Charitable Giving During a Pandemic

Oct 5, 2020 Heather Belli Posted in Articles

In the span of weeks, the COVID-19 pandemic and an earlier than expected start to California’s fire season have impacted every aspect of our communities, including the nonprofit sector. Whether it is health-related, a safety net organization serving the vulnerable, or focused on the arts and education, many nonprofits are struggling. For the seasoned philanthropist and newbie donor alike, now is a great time to do some research and make your dollars make a big difference during these tumultuous times.

What should you consider if determining how best to help?

Do you support short-term relief or long-term recovery?

With so many worthy causes, it is tempting to focus on organizations that provide immediate assistance. Charities that advocate policy change can be key to rebuilding, so some donors create buckets to support both relief and recovery.

Do you focus on local or global philanthropy?

You may have typically focused your giving on local organizations, but keep in mind that the pandemic has affected regions disproportionately. Making a donation to areas with fewer resources may be equally rewarding and give your dollars more impact.

How much control do you want in how your gift is used?

In general, there are two types of charitable gifts: restricted and unrestricted. Unrestricted gifts give the organization more flexibility in deciding where your money is most needed, and restricted gifts support a specific project or program. Many nonprofits prefer unrestricted gifts because of the flexibility it gives them, but it is a good idea to research any charitable organization you plan to support before deciding what type of gift to give.

Do you want a guide to help you make philanthropic decisions?

Given that there are over 2 million nonprofits in the U.S., an intermediary such as a community foundation might benefit you. In addition to their expertise, these resources have a vetted pool of charitable organizations you can support. Other options are joining a giving circle and making charitable giving decisions with a group. There are also rating websites such as GuideStar, Charity Navigator, and Charity Watch that can help you get a feel for an organization’s impact.
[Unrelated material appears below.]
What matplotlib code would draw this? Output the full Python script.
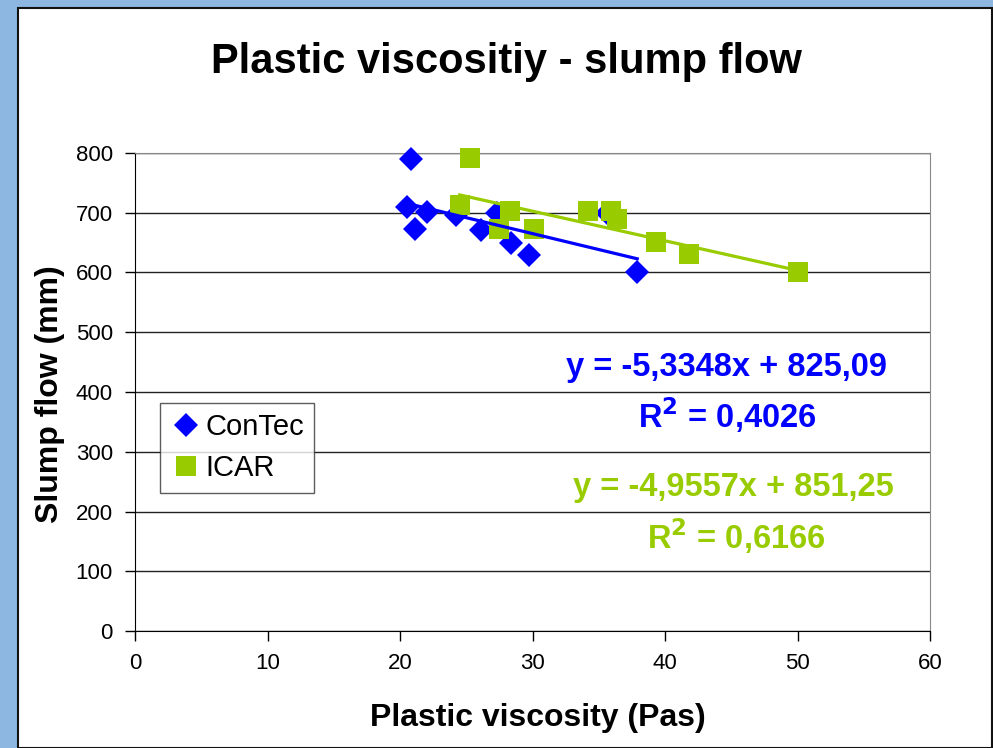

Do you want to give outside the box?

Various organizations and foundations are sponsoring COVID-19 Community Response Funds. Nonprofits, local government, businesses, and philanthropic individuals are all contributing to ensure that urgent pandemic-related grants can be made quickly. Community Response Funds are meant to channel resources and coordinate efforts related to COVID-19, and most response efforts are focused in two areas: public health and economic instability. The funds are not intended to be the only way donors should give, though they offer an additional option. One word of caution. Charity scams are especially active during emotional events such as the pandemic we are currently experiencing. The Federal Trade Commission suggests that you:

  • Research charitable organizations using the words “complaint” or “scam” to uncover any previous instances of alleged fraud.
  • Avoid a charity that asks for money transfers, bitcoin, or gift cards.
  • Take care when considering crowdfunding, as it is hard to tell the real from the fake. In addition, a gift given through a platform like, for example, may not count as a tax-deductible gift, so take time to do your due diligence.

What about a donor advised fund?

If you already have a donor advised fund (DAF), you may want to consider deploying funds sooner rather than later. For anyone unfamiliar with the concept, a donor-advised fund is a charitable investment account. The donor contributes cash or stock for an immediate tax deduction. The investment grows tax-free, and you can give the funds now or over time to your chosen charity. Contact your financial adviser to determine if a DAF makes sense for you. The recent coronavirus legislation -- the CARES Act -- is also providing a $300 tax deduction for some tax filers. Some see the COVID-19 pandemic as philanthropy’s big moment. Because charities can be more innovative and flexible than the government, philanthropy is ideally suited to filling in the gaps. The virus has also tempered the dilemma of too many choices. With millions of good causes, there has become clarity, which has led many to give now, give more, and give more flexibly – donor behavior nonprofits have advocated for years. The difference now is that the pandemic is a global crisis at a local level. The prevailing donor sentiment is: “I need to do something now – this is about me.”